I remember looking down and seeing crumbled cookies. Oh god. She was carrying cookies and it was spread all over the MSR. I thought of my mother.

It will be a better country in 20 years because we were there. I hope.

KEVIN SHANGRAW

I'll remember that for the rest of my life. That guy, rolling the body onto the body bag and zipping her up. The Iraqi people are who we are there to help and we just killed one of them.

POST IRAQ

RANDI MORIARTY (MIKE'S WIFE)

He so badly wants me to understand what he went through. I will never understand, just as he will never understand what I went through. Sometimes I feel like he doesn't live in reality. He so badly wants to be okay that he's just gonna believe that and everything will be fine. I took a vow with him for better for worse, in sickness and in health, till death do us part. I don't want to get out of that. There are days that I don't like him. Absolutely there are days that I don't like him, but I still love him. I just can't imagine my life without him. I just can't.

SANA BAZZI (ZACK'S MOM)

SB: He's not emotional like me. Especially lately. He doesn't like me to be emotional, too. I think the Army has to do something with it. He was a soldier for too long and he saw a lot.

Interviewer: Do you think he'll go back to Iraq?

SB: I hope not. Just young people get killed for nothing. Nothing gonna change.

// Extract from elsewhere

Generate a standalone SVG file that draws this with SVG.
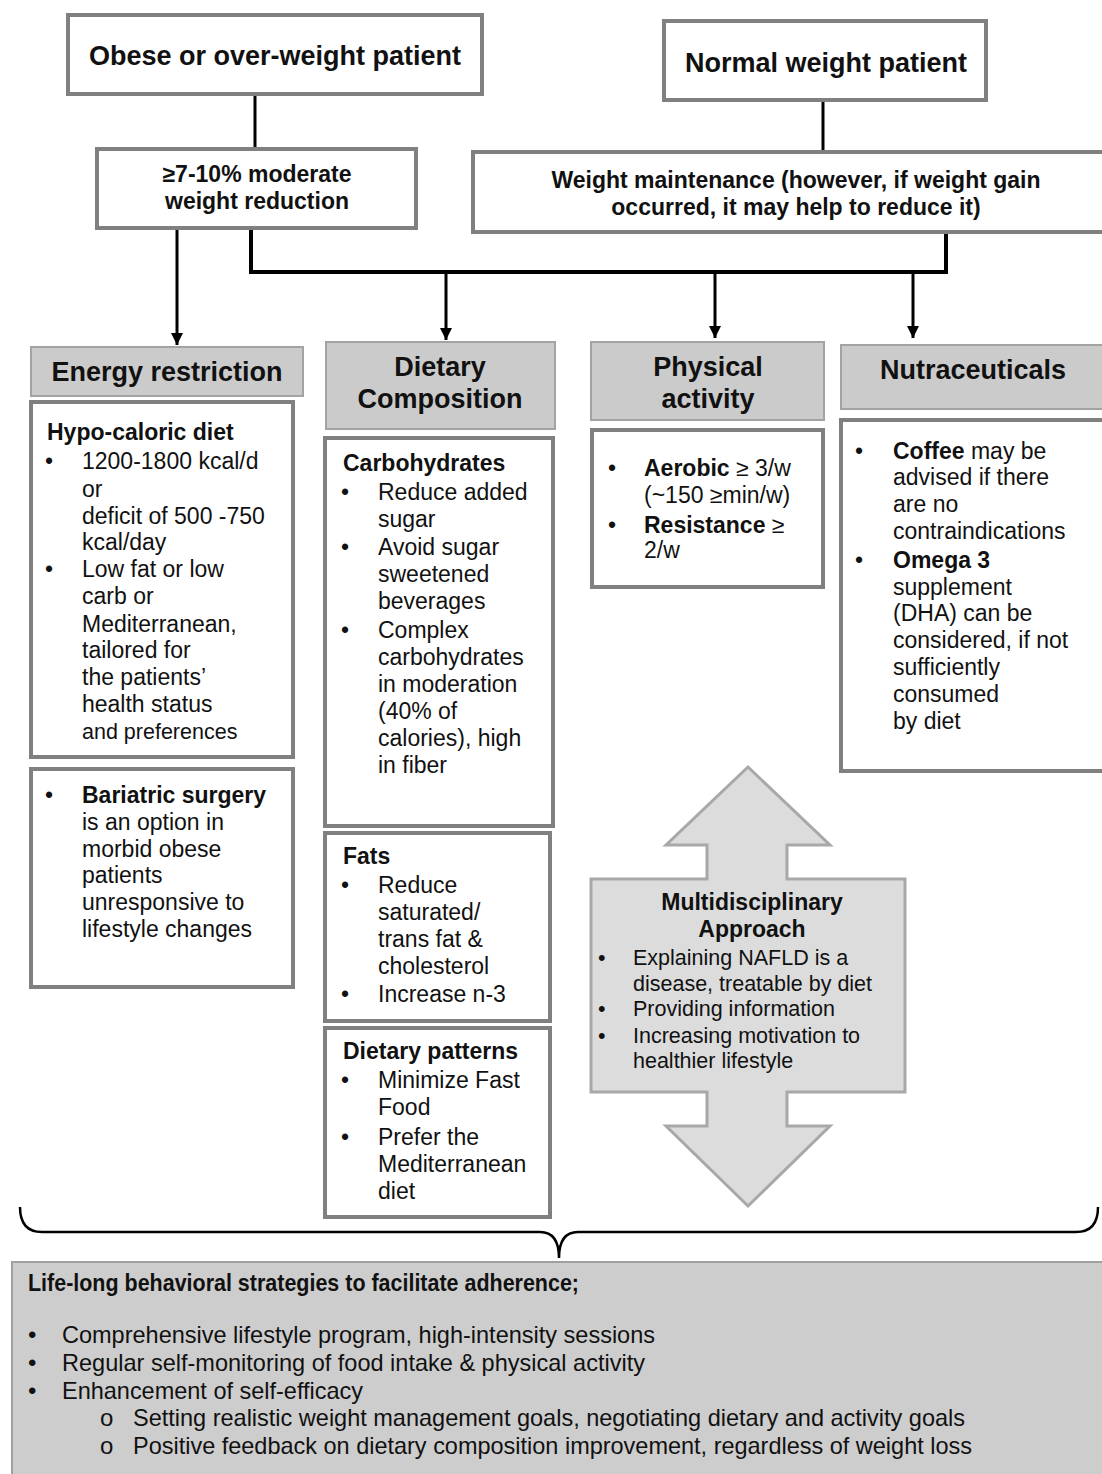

LINDSAY COLETTI (PINK'S GIRLFRIEND)

Stephen has changed a lot since he's come back from Iraq. I don't know why he says everything is fine because it's not. He can't sleep at night. He won't say it's nightmares but I know they are. He doesn't like to talk about it. I feel like he thinks if he doesn't talk about it then he'll forget about it. It's still there, and it still hurts. And I still feel it, and I wanna cry, a lot.

MIKE MORIARTY

I'm so glad I went. I hated it with a God awful passion and I will not go back. I have done my part and I feel like it's someone else's turn. My views of the war haven't changed. You've heard people say, you know, "We're over there for the oil." You know. "It's the only reason we're over there in Iraq. It's oil, it's oil, it's oil." Well listen, no. We're not there for the oil. If it were for oil, would that not be enough reason to go to Iraq? You bet your ass it would be! If you took oil away from this country tomorrow, what do you think would happen to this country? It would be, it would be devastating. So let's all stop crying about whether we had reason to go in there or not because we can fight about that forever. It's a done deal. We're in Iraq. Support what it takes to make this thing work, or shut-up!

STEVE PINK

Why the fuck are we there? We better get that oil, right? The U.S. Army is not the fucking Peace Corps. The Marines are not the Peace Corps. That's not why we're in Iraq. We're in Iraq for money and oil. Look at any other war in the history of the world and tell me it's not about money. This better be about money and if we don't get that oil and that money then all the lives that are gone right now, what is it? 1800 it's at, something around there? They're all in vain. You don't put 150,000 troops from all over the country in there and say we're there to create democracy. We're there to create money, you know? We're there to make money for us, you know. Somebody other than Dick Cheney better be getting their hands on it pretty soon.

ZACK BAZZI

Most soldiers, they want to think that they're there for a good cause, something noble. You're fighting for freedom and everything that's right. It was tough, because you have to do some not so nice things sometimes. I remember one time . . . My platoon became attached to a different military police battalion and the order was nobody is allowed on this road. There's like a hospital on one side, a lot of people live on the other. Obviously it became very apparent that I was the one who spoke their language. This guy comes up and he's like, "I got a sick baby, can I just cross the road to go to the hospital?" We're a disciplined army, so I had to say "No." But it didn't make any tactical sense. It got to the point where I stopped translating, because the squad leader would come up to me and say "Hey, well tell this guy here that he can't take a sick baby to a hospital." Well, you know what, I'm just not gonna do that.

I love being a soldier. The only bad thing about the Army is you can't pick your war.